Russia began courting China in the early 2000s, but the process was expedited after Russia’s annexation of Crimea from Ukraine in 2014 as relations with Europe soured. Spooked by the war between Israel and Iran this year, Beijing has been forced to reconsider the reliability of its oil and gas supply from the Middle East.
At the same time, “the Chinese did not want to be over-reliant or over-dependent on Russia for gas in the future,” said Meidan. “They have potentially put themselves in a position where roughly one-third of their gas imports come from Russia.”
Yet China has alternatives. Supplies from Central Asia, coupled with heavy investments in renewable energy dating back decades, put Beijing in a cushy position.
“They're still heavily reliant on crude, and 40% of their gas is imported,” Meidan said. “But the rapid electrification of Chinese end uses and the rapid build out of renewables actually gives them a huge hedge and quite a bit of flexibility that will over time help them reduce their vulnerability to oil and gas imports.”
Europe, meanwhile, finds itself squeezed from both sides. While the new pipeline chips away at the EU’s sanctions leverage over Moscow, the bloc is at the same time struggling to diversify away from dependence on China in its own energy transition.
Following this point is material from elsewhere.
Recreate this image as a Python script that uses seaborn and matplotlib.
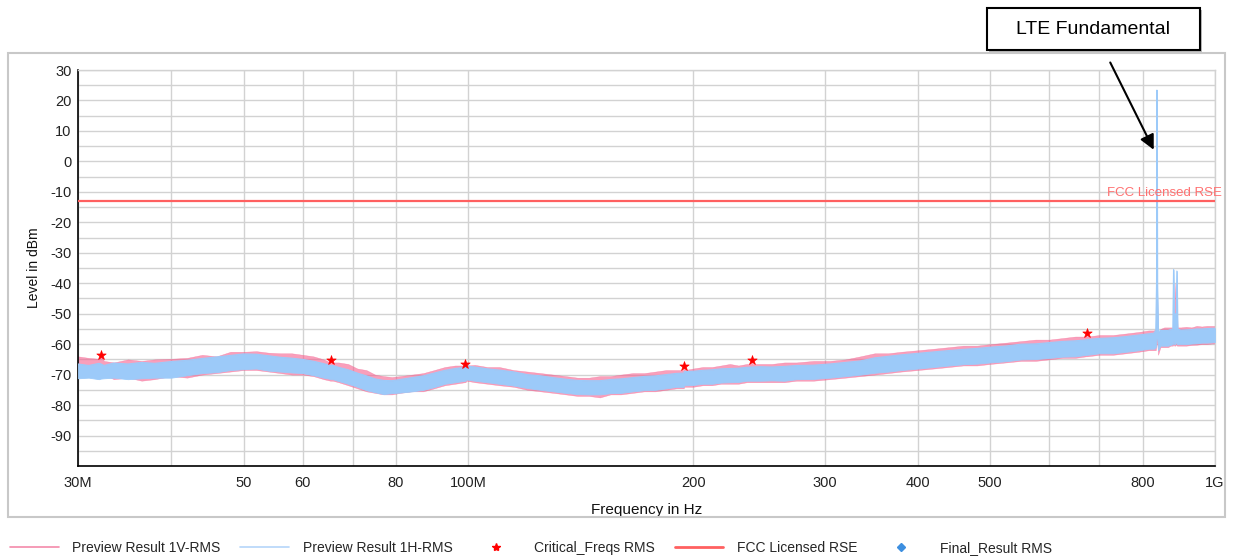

Cheap Chinese solar panels, batteries and electric vehicles have accelerated Europe’s clean-tech rollout. But as China continues to tighten its grip on critical metals and increase its dominance of global refining and manufacturing, the EU’s dream of energy independence looks increasingly remote. Against this backdrop, some see Europe trading one dependency for another.
“The EU's position on China and energy is somewhat ambiguous, if not schizophrenic,” said Meiden. “Have we replaced reliance on Russian gas with reliance on China’s clean tech?”